Lack of women in boardrooms due partly to resistance, survey finds

When will diversity get enough seats in the boardroom? Ahead of International Women’s Day, Campaign partnered with R3’s Women of the World network in a wide-ranging gender-disparity survey.

There is a lack of racial and gender diversity in boardrooms today as most organisations require previous board experience or are resistant to change, R3’s has found.

53.8% of women said the onboarding of more women and minorities is prevented by a lack of board experience, according to a survey commissioned by R3’s Women of the World network and Campaign Asia-Pacific

In addition, 51.3% of women polled said that the boardroom culture is not inclusive enough to attract women and minorities.

When asked what is preventing boards from improving racial and gender inclusion at companies, 53.8% of women said that boards have a lack of understanding of the benefits of diversity. Furthermore, 48.7% said that boards are resistant to change.

"With our current low representation of women in board; there’s naturally a small pool of talent with prior board experience," said Shufen Goh, co-founder and principal of R3, and president of AAMS.
"Just like companies don’t just hire CEOs with prior experience, we should consider better alternative criteria and introduce board certification and induction as part of the process. There should also be a cap on how many boards an executive can sit on to ensure effective governance control."
Nearly 40 women who were part of R3’s Women of the World network participated in the survey.

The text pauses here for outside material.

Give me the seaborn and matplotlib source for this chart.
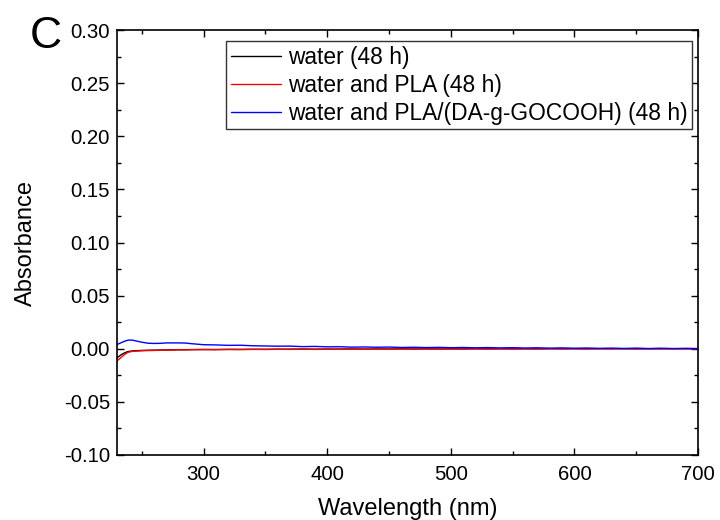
import matplotlib
matplotlib.use("Agg")
import matplotlib.pyplot as plt
import seaborn as sns
import pandas as pd
from matplotlib.ticker import MultipleLocator

sns.set_theme(style="white")
plt.rcParams['font.family'] = ['Liberation Sans', 'DejaVu Sans']
plt.rcParams['text.color'] = 'black'
plt.rcParams['axes.labelcolor'] = 'black'
plt.rcParams['xtick.color'] = 'black'
plt.rcParams['ytick.color'] = 'black'

wavelength = [230, 232, 234, 236, 238, 240, 243, 246, 250, 255, 260, 265, 270, 275, 280, 285, 290,
              300, 310, 320, 330, 340, 350, 360, 370, 380, 390, 400, 410, 420, 430, 440, 450,
              460, 470, 480, 490, 500, 510, 520, 530, 540, 550, 560, 570, 580, 590, 600, 610,
              620, 630, 640, 650, 660, 670, 680, 690, 700]

water = [-0.0085, -0.0068, -0.0052, -0.0040, -0.0030, -0.0024, -0.0020, -0.0018, -0.0016, -0.0014,
         -0.0013, -0.0012, -0.0011, -0.0010, -0.0009, -0.0009, -0.0008,
         -0.0007, -0.0007, -0.0006, -0.0006, -0.0005, -0.0005, -0.0004, -0.0004, -0.0003, -0.0004,
         -0.0003, -0.0003, -0.0002, -0.0003, -0.0002, -0.0002, -0.0001, -0.0002, -0.0001, -0.0002,
         -0.0001, -0.0001, 0.0000, -0.0001, 0.0000, -0.0001, 0.0000, -0.0001, 0.0000, 0.0000,
         0.0000, -0.0001, 0.0000, 0.0000, 0.0000, -0.0001, 0.0000, 0.0000, 0.0000, 0.0000, 0.0000]

water_pla = [-0.0115, -0.0095, -0.0075, -0.0055, -0.0040, -0.0030, -0.0024, -0.0022, -0.0019, -0.0017,
             -0.0016, -0.0014, -0.0013, -0.0012, -0.0010, -0.0011, -0.0009,
             -0.0008, -0.0009, -0.0007, -0.0008, -0.0006, -0.0007, -0.0005, -0.0006, -0.0004, -0.0006,
             -0.0004, -0.0005, -0.0003, -0.0005, -0.0003, -0.0004, -0.0002, -0.0004, -0.0002, -0.0003,
             -0.0002, -0.0003, -0.0001, -0.0003, -0.0001, -0.0002, -0.0001, -0.0002, 0.0000, -0.0002,
             0.0000, -0.0001, 0.0000, -0.0001, 0.0000, -0.0001, 0.0000, -0.0001, 0.0000, -0.0001, 0.0000]

water_pla_go = [0.0040, 0.0050, 0.0060, 0.0070, 0.0078, 0.0082, 0.0080, 0.0072, 0.0062, 0.0052,
                0.0050, 0.0051, 0.0055, 0.0055, 0.0055, 0.0054, 0.0048,
                0.0038, 0.0036, 0.0032, 0.0033, 0.0028, 0.0026, 0.0024, 0.0025, 0.0020, 0.0022,
                0.0018, 0.0019, 0.0015, 0.0017, 0.0014, 0.0016, 0.0012, 0.0014, 0.0011, 0.0013,
                0.0010, 0.0012, 0.0009, 0.0011, 0.0008, 0.0010, 0.0007, 0.0009, 0.0006, 0.0008,
                0.0005, 0.0007, 0.0004, 0.0006, 0.0003, 0.0006, 0.0002, 0.0005, 0.0002, 0.0004, 0.0002]

labels = ["water (48 h)", "water and PLA (48 h)", "water and PLA/(DA-g-GOCOOH) (48 h)"]
colors = ["#000000", "#ff0000", "#0000ff"]

fig = plt.figure(figsize=(7.2, 5.2), dpi=100)
ax = fig.add_axes([117/720, 1 - 455/520, (698 - 117)/720, (455 - 30)/520])

for ys, lab, col in zip([water, water_pla, water_pla_go], labels, colors):
    df = pd.DataFrame({"Wavelength": wavelength, "Absorbance": ys})
    sns.lineplot(data=df, x="Wavelength", y="Absorbance", ax=ax, color=col,
                 linewidth=1.0, label=lab)

ax.set_xlim(230, 700)
ax.set_ylim(-0.10, 0.30)
ax.xaxis.set_major_locator(MultipleLocator(100))
ax.xaxis.set_minor_locator(MultipleLocator(50))
ax.yaxis.set_major_locator(MultipleLocator(0.05))
ax.yaxis.set_minor_locator(MultipleLocator(0.025))
ax.set_yticks([-0.10, -0.05, 0.00, 0.05, 0.10, 0.15, 0.20, 0.25, 0.30])
ax.set_yticklabels(["-0.10", "-0.05", "0.00", "0.05", "0.10", "0.15", "0.20", "0.25", "0.30"])
ax.set_xticks([300, 400, 500, 600, 700])

ax.tick_params(which="both", direction="in", top=True, right=True, bottom=True, left=True,
               colors="black", labelcolor="black", labelsize=14.7, width=1.0)
ax.tick_params(which="major", length=5, pad=5)
ax.tick_params(which="minor", length=3)
ax.tick_params(axis="x", which="major", pad=7)
for sp in ax.spines.values():
    sp.set_color("black")
    sp.set_linewidth(1.2)

ax.set_xlabel("Wavelength (nm)", fontsize=17, labelpad=10, color="black")
ax.set_ylabel("Absorbance", fontsize=17, labelpad=19, color="black")

leg = ax.legend(loc="upper right", bbox_to_anchor=(692/720, 1 - 41/520),
                bbox_transform=fig.transFigure, borderaxespad=0, fontsize=16.4,
                frameon=True, fancybox=False, edgecolor="#333333", framealpha=1,
                handlelength=2.2, handletextpad=0.3, labelspacing=0.22,
                borderpad=0.2, labelcolor="black")
leg.get_frame().set_linewidth(1.0)

fig.text(46/720, 1 - 36/520, "C", fontsize=32, ha="center", va="center", color="black")

fig.savefig("out.png", dpi=100)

Other key findings from the survey:

  • 74.4% feel women are under-represented at events because of the daily workload, which takes priority over personal and industry development.
  • Encouragement from mentors will go a long way in enabling women to attend events, according to 75.7% of respondents.
  • 76.9% of respondents say they need most need support in leadership development.
  • 55.3% feel time is a factor when having meaningful mentorship in their companies.
  • Having a supportive network is the reason why women need mentors at every stage of their careers, according to 84.6% of respondents.
  • 92.3% of respondents agree that flexible work arrangements provide the most support for working mothers.